Everything you have told me is true (book review)

I immensely enjoyed Mary Harper’s Everything you have told me is true-The Many Faces of Al Shabaab, even though her book covers difficult topics around Somalia’s troubled governance and Al Shabaab, an entity many would easily label a ‘terrorist organization’.

Mary Harper is the BBC Africa editor and has reported on Africa and its conflict zones for 25 years and her biggest achievement with this book is her nuanced, careful, critical and ultimately empathetic engagement with Somalia and her citizens. Her book is not about a ‘failed state’ that has been captured by a terrorist group, but about the fact that
Many people have multiple identities, one of which is some kind of association with Al Shabaab, sometimes voluntary, sometimes pragmatic, sometimes forced (p.5).
This may not be an entirely surprising insight for academic researchers engaging in qualitative or ethnographic field work or journalists with in-depth knowledge of the area. At the same time it is a reminder of how fragile contexts or spaces that have suffered conflict and violence over a long period of time deserve such a detailed, but also compassionate engagement rather than blanket terms that fit our Western governance and development agendas.
A whole industry has built around Al Shabaab. (…) The intense focus on Al Shabaab by journalists, academics and analysts has masked other forms of violence that continue to rip Somalia apart (pp.16-17).
Understanding Al Shabaab within a context of decades of violence, weak governance and global security discourses
In the introduction and first chapter of her book Harper offers some important insights into contemporary life and society in urban Somalia, featuring cities and inhabitants that have been traumatized by decades of violent conflict.
Harper
s impressive networks, built through many visits to Mogadishu but also trips outside the hotel-personal security-airport-expat bubble have provided her with opportunities to communicate directly with Al Shabaab between professional journalistic standards, respect from the group and close surveillance on the ground. When members call her and provide her with an incredibly accurate summary of her daily movements she is left to answer ‘Everything you have told me is true’.
In some ways, Al Shabaab is like water running down a hill, sometimes acting as a large, united force, at other times dividing into multiple rivulets, taking unpredictable paths and sometimes meeting dead ends. The fact that so many people have a loose association with the movement, flitting in and out of the group or performing certain duties on its behalf, makes it also impossible to define Al Shabaab (p.59).
In the following chapters she looks at women and children, the modus operandi, resistance, the propaganda war and finally the industry around Al Shabaab.

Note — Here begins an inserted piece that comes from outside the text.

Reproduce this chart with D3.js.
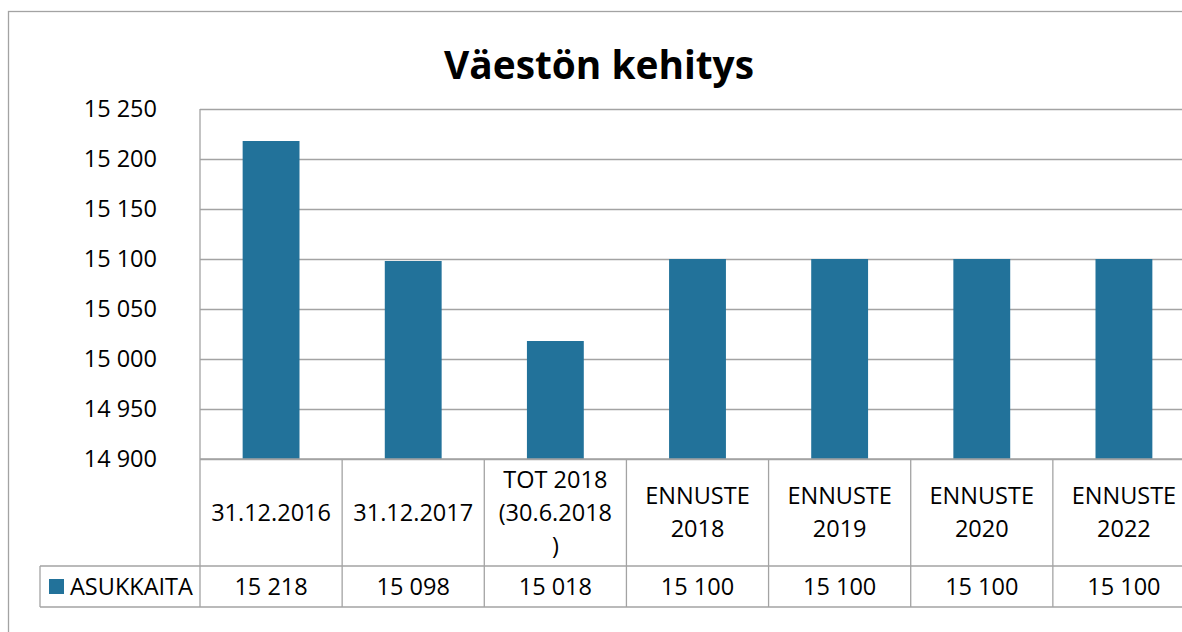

This structure really supports her quest for nuanced insights into various aspects of society and the best way to describe them is probably ‘written podcasts’-each chapter is vividly written, very well edited and features a compelling narrative on core aspects of the group and its engagement in Somalia.

Al Shabaab is not the answer to Somalia
’s many challenges-but can we ask better questions?
Even though her stories convey the great respect she has for the resilience of Somalis and empathy for sometimes impossible political or economic choices, Harper always makes sure to talk to both sides and highlight the atrocities, the terror if you like, that the group inflicts on citizens in their quest to establish a Muslim state. Al Shabaab is certainly part of the problem-but what is the ‘solution’ for Somalia and the influence the group has?
These questions go far beyond the Horn of Africa and also apply to Syria, Iraq, Afghanistan, Libya or Mali.
Drone strikes, peacekeeping missions and EU aid to curb migration may be small pieces of the puzzle, but will not be enough to ‘win’ the ‘war on terror’ as per the global military-industrial discourse.

Even if the group is eventually defeated as a fighting force, it will be an enormous challenge to win back the hearts and minds of the hundreds of thousands of children who have grown up knowing nothing other than Al Shabaab (pp.83-84).
Al Shabaab is not an occupying military group and Everything you have told me is true is among its many merits a reminder how groups like this are interwoven into the social fabric of fragile societies:
Al Shabaab has taken hold in Somalia and endured because it has helped fill giant gaps in security, governance, justice, education and employment. In some areas of life it has offered the best choice available (p.233).
As regular readers of the blog may have noticed, I am a big fan of Hurst publications and this one is no exception!
Harper’s meticulous observations establish a thoughtful narrative about contemporary Somalia and the many complex questions about states and governance in the twenty-first century ‘we’ should be asking once we look beyond the many faces of Al Shabaab!


Harper, Mary: Everything you have told me is true-The Many Faces of Al Shabaab. ISBN 978-1-78738-124-7, 250pp, 20.00 GBP, London: Hurst & Company, 2019.